Because Jesus is the true anointed one, the great prophet, and the perfect King, all the promises of the covenant find their "Yes" and "Amen" in Him (2 Corinthians 1:20). The inheritance of the land of Canaan has become the inheritance of the new heavens and the new earth. The promise to a "few men in number" has become a promise to a great multitude that no man can number, from every nation, tribe, people, and tongue (Revelation 7:9). God's protective warning, "Do not touch My anointed ones," is now backed by the resurrection power of Christ. He is building His church, and the gates of Hell will not prevail against it.

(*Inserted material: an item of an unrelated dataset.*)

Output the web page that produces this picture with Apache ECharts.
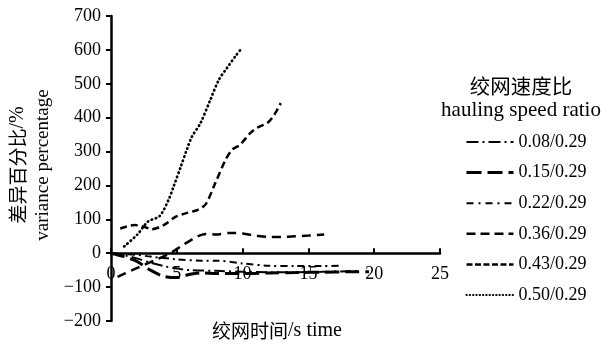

Therefore, we are to read this history and take heart. The God who remembered His promise to Abraham, Isaac, and Jacob is our God. The Word that was good for a thousand generations is the same Word that sustains us today. He is faithful. His plan cannot be derailed by powerful kings or by our own pathetic weakness. Our task is simply to believe His promise, just as Abraham did, and to walk in the world as confident sojourners, knowing that the God who owns the earth has given it as an inheritance to His Son, and we are co-heirs with Him.